My parents always made it abundantly clear that every Sunday, rain or shine, we would be attending church. Compared to my sister and brother, I was often the child that complained the least about going. When I was young, I thought it was boring. However, when I got a bit older, I appreciated the boredom and actually enjoyed the escape from the real world for a while. For one hour every weekend, I was allowed to stop thinking about schoolwork, tennis, or any other stresses in my life, and focus on my own thoughts. It allowed me to take a step back from my life and examine my own feelings and ideas.
I have a theory about religion. I think that even if a group of people are united under one religion, they each have a small variation in the way they believe what they do. I look around my church and notice that some people are listening to the service attentively, while others are intently reading the bible, and others still are praying on a rosary. Each person worships in their own way. At that point, why not accept everybody? It breaks my heart to see people restrain others from their beliefs.
Many people know that Apollo 11 was the first space ship to bring men to the moon. They might even know that it landed in 1969. However, people are often unaware of the trouble before the landing. The gas tanks of Apollo 11 were being used up faster than predicted, and the astronauts did not know if they were going to make it home, or even to the moon, alive.
When Neil Armstrong spoke the words, “The Eagle has landed,” Buzz Aldrin took communion on the moon because he wanted to give thanks. However, he did not reveal this small piece of information until years after because there was a lawsuit facing NASA pertaining to religious activity during space missions. An atheist woman had sued NASA when the Apollo 8 crew read from the book of Genesis, and until the dispute was resolved, astronauts were asked to refrain from religious activity for the duration of their mission.

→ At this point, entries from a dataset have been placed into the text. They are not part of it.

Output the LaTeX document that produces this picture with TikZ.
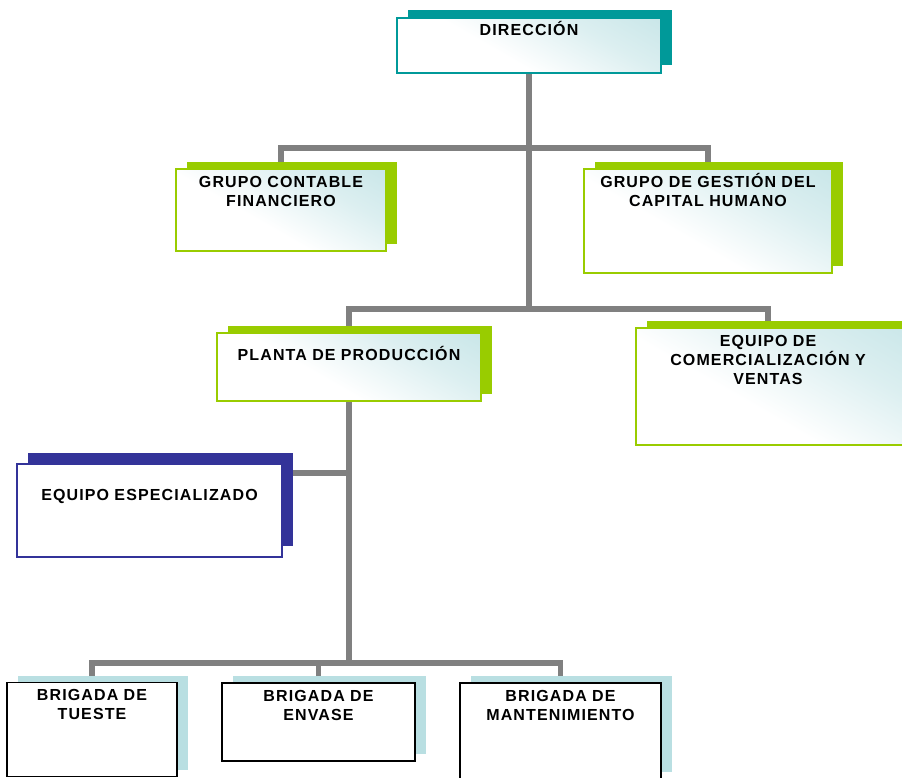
\documentclass[tikz,border=0pt]{standalone}
\usepackage{fontspec}
\newfontfamily\boxfont[LetterSpace=7]{Liberation Sans}
\usetikzlibrary{shadows,backgrounds}
\definecolor{tealc}{HTML}{009999}
\definecolor{limec}{HTML}{99CC00}
\definecolor{navyc}{HTML}{333399}
\definecolor{paleb}{HTML}{B9DFE2}
\definecolor{linec}{HTML}{808080}
\pgfdeclareverticalshading{glow}{100bp}{color(0bp)=(white); color(42bp)=(white); color(66bp)=(paleb!50!white); color(100bp)=(paleb)}
\tikzset{
  tint/.style={line width=1.6pt, shade, shading=glow, shading angle=-30},
  dirbox/.style={tint, draw=tealc, general shadow={fill=tealc, shadow xshift=11pt, shadow yshift=8pt}},
  grpbox/.style={tint, draw=limec, general shadow={fill=limec, shadow xshift=11pt, shadow yshift=7pt}},
  espbox/.style={draw=navyc, fill=white, line width=1.6pt, general shadow={fill=navyc, shadow xshift=11pt, shadow yshift=11pt}},
  brgbox/.style={draw=black, fill=white, line width=1.8pt, general shadow={fill=paleb, shadow xshift=11pt, shadow yshift=7pt}},
  txt/.style={anchor=north, text width=300pt, align=center, text height=12pt, inner sep=0pt, font=\boxfont\bfseries\fontsize{16}{19}\selectfont},
  conn/.style={draw=linec, line width=5.5pt}
}
\begin{document}
\begin{tikzpicture}[x=1pt,y=1pt]
\clip (0,0) rectangle (902,777);
\node[dirbox, minimum width=264pt, minimum height=55pt, label={[txt, yshift=-6pt]north:DIRECCIÓN}] (dir) at (529,731.5) {};
\node[grpbox, minimum width=210pt, minimum height=82pt, label={[txt, yshift=-7pt]north:GRUPO CONTABLE\\FINANCIERO}] (gcf) at (281,567) {};
\node[grpbox, minimum width=248pt, minimum height=104pt, label={[txt, yshift=-7pt]north:GRUPO DE GESTIÓN DEL\\CAPITAL HUMANO}] (ggh) at (708,556) {};
\node[grpbox, minimum width=264pt, minimum height=68pt, label={[txt, yshift=-16pt]north:PLANTA DE PRODUCCIÓN}] (pp) at (349,410) {};
\node[grpbox, minimum width=280pt, minimum height=117pt, label={[txt, xshift=-8pt, yshift=-7pt]north:EQUIPO DE\\COMERCIALIZACIÓN Y\\VENTAS}] (ecv) at (776,390.5) {};
\node[espbox, minimum width=265pt, minimum height=93pt, label={[txt, yshift=-25pt]north:EQUIPO ESPECIALIZADO}] (ees) at (149.5,266.5) {};
\node[brgbox, minimum width=170pt, minimum height=94pt, label={[txt, yshift=-7pt]north:BRIGADA DE\\TUESTE}] (bt) at (92,47.5) {};
\node[brgbox, minimum width=193pt, minimum height=78pt, label={[txt, yshift=-7pt]north:BRIGADA DE\\ENVASE}] (be) at (318.5,55) {};
\node[brgbox, minimum width=201pt, minimum height=96pt, label={[txt, yshift=-7pt]north:BRIGADA DE\\MANTENIMIENTO}] (bm) at (560.5,46) {};
\coordinate (j1) at (529,629);
\coordinate (j2) at (529,468);
\coordinate (j3) at (349,114);
\coordinate (j4) at (349,304);
\begin{scope}[on background layer]
\draw[conn] (dir.south) -- (j2);
\draw[conn] (gcf.north) |- (j1) -| (ggh.north);
\draw[conn] (pp.north) |- (j2) -| ([xshift=-8pt]ecv.north);
\draw[conn] (pp.south) -- (j3);
\draw[conn] (j4) -- (j4 -| ees.east);
\draw[conn] (bt.north) |- (j3) -| (bm.north);
\draw[conn] (be.north) |- (j3);
\end{scope}
\end{tikzpicture}
\end{document}
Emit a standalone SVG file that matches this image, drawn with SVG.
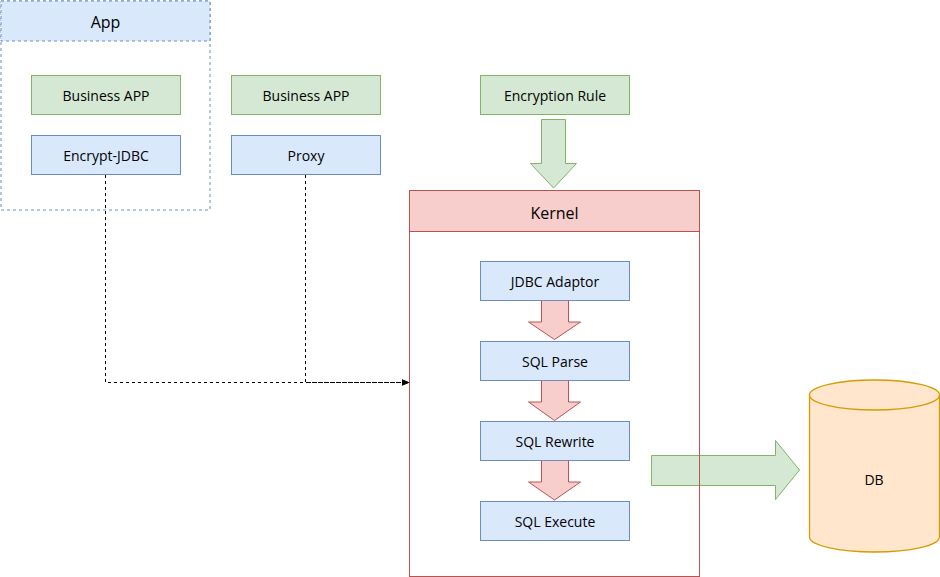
<svg xmlns="http://www.w3.org/2000/svg" width="940" height="577" viewBox="0 0 940 577">
<style>
text{font-family:"Open Sans","Liberation Sans",sans-serif;font-size:14px;fill:#000;text-anchor:middle;dominant-baseline:central}
.t16{font-size:16px}
.g{fill:#d5e8d4;stroke:#82b366;stroke-width:1}
.b{fill:#dae8fc;stroke:#6c8ebf;stroke-width:1}
.r{fill:#f8cecc;stroke:#b85450;stroke-width:1}
.dashbox{stroke:#6c8ebf;stroke-dasharray:3 3;stroke-width:1}
.conn{fill:none;stroke:#000;stroke-width:1;stroke-dasharray:3 3}
</style>
<defs>
<marker id="ah" viewBox="0 0 10 10" refX="9" refY="5" markerWidth="7" markerHeight="7" orient="auto" markerUnits="userSpaceOnUse">
<path d="M0,1 L10,5 L0,9 L2,5 Z" fill="#000" stroke="#000" stroke-width="1"/>
</marker>
</defs>
<rect width="940" height="577" fill="#fff"/>
<g id="app">
<rect x="1" y="1" width="209" height="209" fill="#fff" class="dashbox"/>
<rect x="1" y="1" width="209" height="40" fill="#dae8fc" class="dashbox"/>
<text x="105.5" y="22" class="t16">App</text>
</g>
<g id="connectors">
<path d="M541.5,119.5 H565.5 V163.5 H576.5 L553.5,188 L530.5,163.5 H541.5 Z" class="g"/>
<path d="M541.5,300.5 H568.5 V322 H580.5 L554.5,339.5 L528.5,322 H541.5 Z" class="r"/>
<path d="M541.5,380.5 H568.5 V402 H580.5 L554.5,420.5 L528.5,402 H541.5 Z" class="r"/>
<path d="M541.5,460.5 H568.5 V482 H580.5 L554.5,500 L528.5,482 H541.5 Z" class="r"/>
<path d="M651.5,455.5 H775.5 V440.5 L799.5,470 L775.5,499.5 V485.5 H651.5 Z" class="g"/>
<path d="M105.5,175 V382.5 H408" class="conn" marker-end="url(#ah)"/>
<path d="M305.5,175 V382.5 H408" class="conn" marker-end="url(#ah)"/>
</g>
<g id="kernel">
<rect x="409.5" y="190.5" width="290" height="386" fill="none" stroke="#b85450"/>
<rect x="409.5" y="190.5" width="290" height="41" class="r"/>
<text x="554.5" y="213" class="t16">Kernel</text>
</g>
<g id="business-app-1"><rect x="31.5" y="75.5" width="149" height="39" class="g"/><text x="106" y="95">Business APP</text></g>
<g id="encrypt-jdbc"><rect x="31.5" y="135.5" width="149" height="39" class="b"/><text x="106" y="155">Encrypt-JDBC</text></g>
<g id="business-app-2"><rect x="231.5" y="75.5" width="149" height="39" class="g"/><text x="306" y="95">Business APP</text></g>
<g id="proxy"><rect x="231.5" y="135.5" width="149" height="39" class="b"/><text x="306" y="155">Proxy</text></g>
<g id="encryption-rule"><rect x="480.5" y="75.5" width="149" height="39" class="g"/><text x="555" y="95">Encryption Rule</text></g>
<g id="jdbc-adaptor"><rect x="480.5" y="261.5" width="149" height="39" class="b"/><text x="555" y="281">JDBC Adaptor</text></g>
<g id="sql-parse"><rect x="480.5" y="341.5" width="149" height="39" class="b"/><text x="555" y="361">SQL Parse</text></g>
<g id="sql-rewrite"><rect x="480.5" y="421.5" width="149" height="39" class="b"/><text x="555" y="441">SQL Rewrite</text></g>
<g id="sql-execute"><rect x="480.5" y="501.5" width="149" height="39" class="b"/><text x="555" y="521">SQL Execute</text></g>
<g id="db">
<path d="M809.5,395 A65,15 0 0 1 939.5,395 L939.5,537 A65,15 0 0 1 809.5,537 Z" fill="#ffe6cc" stroke="#d79b00" stroke-width="1.3"/>
<path d="M809.5,395 A65,15 0 0 0 939.5,395" fill="none" stroke="#d79b00" stroke-width="1.3"/>
<text x="874" y="479">DB</text>
</g>
</svg>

The Apollo 11 space ship and its crew were sent to the moon because the United States was in a “space race” with the Soviet Union during the Cold War. These men made sacrifices to benefit the country and its people. How could this woman expect them to enter the unknown without putting trust in their God and thanking him for a safe trip? It’s impossible.
Sometimes the most simple, natural things can make me unbelievably happy. The word happy doesn’t seem to fully describe the feeling, but I think that’s the best word. Maybe combined with content and justt plain feeling good. I have moments where I am justt in awe of the world around us.
One of these moments happened when I was about fourteen, and has stuck with me since then. I woke up in the middle of the night, in the middle of summer. I thought I was dreaming because there was a stream of light shining across my bed, with a bluish tint to it. I pushed back my curtains to look outside, and my foggy post-sleep brain could barely register what I saw.
The world was lit up. The moon was brighter by far than I had ever seen it in my lifetime. It was as if daytime had simply changed color, and instead of the yellows, greens, and reds, everything was blue. I could see every leaf on a tree, and every blade of grass. I stared in amazement for what seemed like hours, but must have only been ten minutes.
When I woke up the next morning, I was not sure if the scene was a dream or not. I seemed so real, so vivid. Yet it also seemed unreal. But for the rest of the day, I had the image of the moon, bright as the sun, burned into my mind.